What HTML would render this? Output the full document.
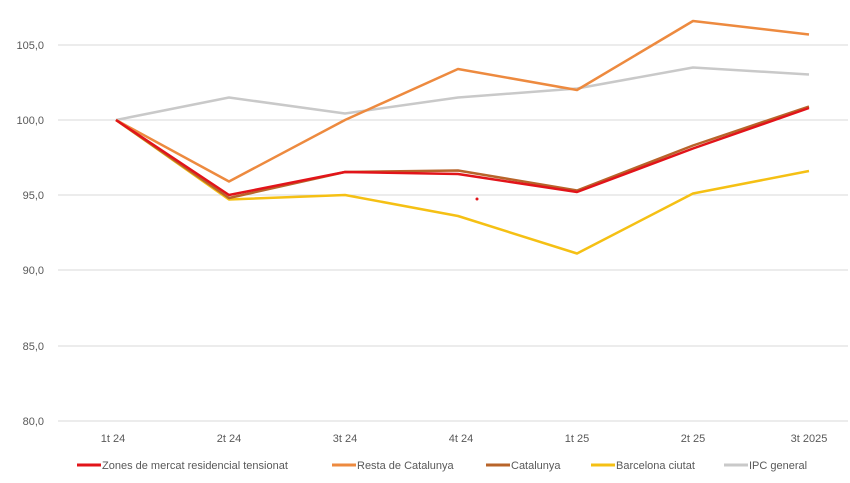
<!DOCTYPE html>
<html><head><meta charset="utf-8"><style>
body{margin:0;background:#fff}
text{font-family:"Liberation Sans Narrow","Liberation Sans",sans-serif;font-size:11px;fill:#595959}
</style></head><body>
<svg width="850" height="478" xmlns="http://www.w3.org/2000/svg">
<g stroke="#d9d9d9" stroke-width="1">
<line x1="58" x2="848" y1="45" y2="45"/><line x1="58" x2="848" y1="120" y2="120"/>
<line x1="58" x2="848" y1="195" y2="195"/><line x1="58" x2="848" y1="270" y2="270"/>
<line x1="58" x2="848" y1="346" y2="346"/><line x1="58" x2="848" y1="421" y2="421"/>
</g>
<g text-anchor="end">
<text x="44" y="49">105,0</text><text x="44" y="124">100,0</text><text x="44" y="199">95,0</text>
<text x="44" y="274">90,0</text><text x="44" y="350">85,0</text><text x="44" y="425">80,0</text>
</g>
<g text-anchor="middle">
<text x="113" y="442">1t 24</text><text x="229" y="442">2t 24</text><text x="345" y="442">3t 24</text>
<text x="461" y="442">4t 24</text><text x="577" y="442">1t 25</text><text x="693" y="442">2t 25</text>
<text x="809" y="442">3t 2025</text>
</g>
<g fill="none" stroke-width="2.5" stroke-linejoin="round">
<polyline stroke="#c9c9c9" points="116,120 229,97.5 345,113.5 458,97.5 577,88.5 693,67.5 809,74.5"/>
<polyline stroke="#ed8a3f" points="116,120 229,181.5 345,120 458,69 577,90 693,21 809,34.5"/>
<polyline stroke="#f5c014" points="116,120 229,199.5 345,195 458,216 577,253.5 693,193.5 809,171"/>
<polyline stroke="#b8642a" points="116,120 229,198 345,172 458,170.5 577,190.5 693,145.5 809,106.5"/>
<polyline stroke="#e2141a" points="116,120 229,195 345,172 458,174 577,192 693,148.5 809,108"/>
</g>
<circle cx="477" cy="199" r="1.5" fill="#e2141a"/>
<g stroke-width="3">
<line x1="77" x2="101" y1="465" y2="465" stroke="#e2141a"/>
<line x1="332" x2="356" y1="465" y2="465" stroke="#ed8a3f"/>
<line x1="486" x2="510" y1="465" y2="465" stroke="#b8642a"/>
<line x1="591" x2="615" y1="465" y2="465" stroke="#f5c014"/>
<line x1="724" x2="748" y1="465" y2="465" stroke="#c9c9c9"/>
</g>
<text x="102" y="469">Zones de mercat residencial tensionat</text>
<text x="357" y="469">Resta de Catalunya</text>
<text x="511" y="469">Catalunya</text>
<text x="616" y="469">Barcelona ciutat</text>
<text x="749" y="469">IPC general</text>
</svg>
</body></html>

□ □ □

EXERCISE:
Copy all the data exactly as written, but skip any picture.

IN RESPONSE:
What HTML would render this? Output the full document.
<!DOCTYPE html>
<html><head><meta charset="utf-8"><style>
body{margin:0;background:#fff}
text{font-family:"Liberation Sans Narrow","Liberation Sans",sans-serif;font-size:11px;fill:#595959}
</style></head><body>
<svg width="850" height="478" xmlns="http://www.w3.org/2000/svg">
<g stroke="#d9d9d9" stroke-width="1">
<line x1="58" x2="848" y1="45" y2="45"/><line x1="58" x2="848" y1="120" y2="120"/>
<line x1="58" x2="848" y1="195" y2="195"/><line x1="58" x2="848" y1="270" y2="270"/>
<line x1="58" x2="848" y1="346" y2="346"/><line x1="58" x2="848" y1="421" y2="421"/>
</g>
<g text-anchor="end">
<text x="44" y="49">105,0</text><text x="44" y="124">100,0</text><text x="44" y="199">95,0</text>
<text x="44" y="274">90,0</text><text x="44" y="350">85,0</text><text x="44" y="425">80,0</text>
</g>
<g text-anchor="middle">
<text x="113" y="442">1t 24</text><text x="229" y="442">2t 24</text><text x="345" y="442">3t 24</text>
<text x="461" y="442">4t 24</text><text x="577" y="442">1t 25</text><text x="693" y="442">2t 25</text>
<text x="809" y="442">3t 2025</text>
</g>
<g fill="none" stroke-width="2.5" stroke-linejoin="round">
<polyline stroke="#c9c9c9" points="116,120 229,97.5 345,113.5 458,97.5 577,88.5 693,67.5 809,74.5"/>
<polyline stroke="#ed8a3f" points="116,120 229,181.5 345,120 458,69 577,90 693,21 809,34.5"/>
<polyline stroke="#f5c014" points="116,120 229,199.5 345,195 458,216 577,253.5 693,193.5 809,171"/>
<polyline stroke="#b8642a" points="116,120 229,198 345,172 458,170.5 577,190.5 693,145.5 809,106.5"/>
<polyline stroke="#e2141a" points="116,120 229,195 345,172 458,174 577,192 693,148.5 809,108"/>
</g>
<circle cx="477" cy="199" r="1.5" fill="#e2141a"/>
<g stroke-width="3">
<line x1="77" x2="101" y1="465" y2="465" stroke="#e2141a"/>
<line x1="332" x2="356" y1="465" y2="465" stroke="#ed8a3f"/>
<line x1="486" x2="510" y1="465" y2="465" stroke="#b8642a"/>
<line x1="591" x2="615" y1="465" y2="465" stroke="#f5c014"/>
<line x1="724" x2="748" y1="465" y2="465" stroke="#c9c9c9"/>
</g>
<text x="102" y="469">Zones de mercat residencial tensionat</text>
<text x="357" y="469">Resta de Catalunya</text>
<text x="511" y="469">Catalunya</text>
<text x="616" y="469">Barcelona ciutat</text>
<text x="749" y="469">IPC general</text>
</svg>
</body></html>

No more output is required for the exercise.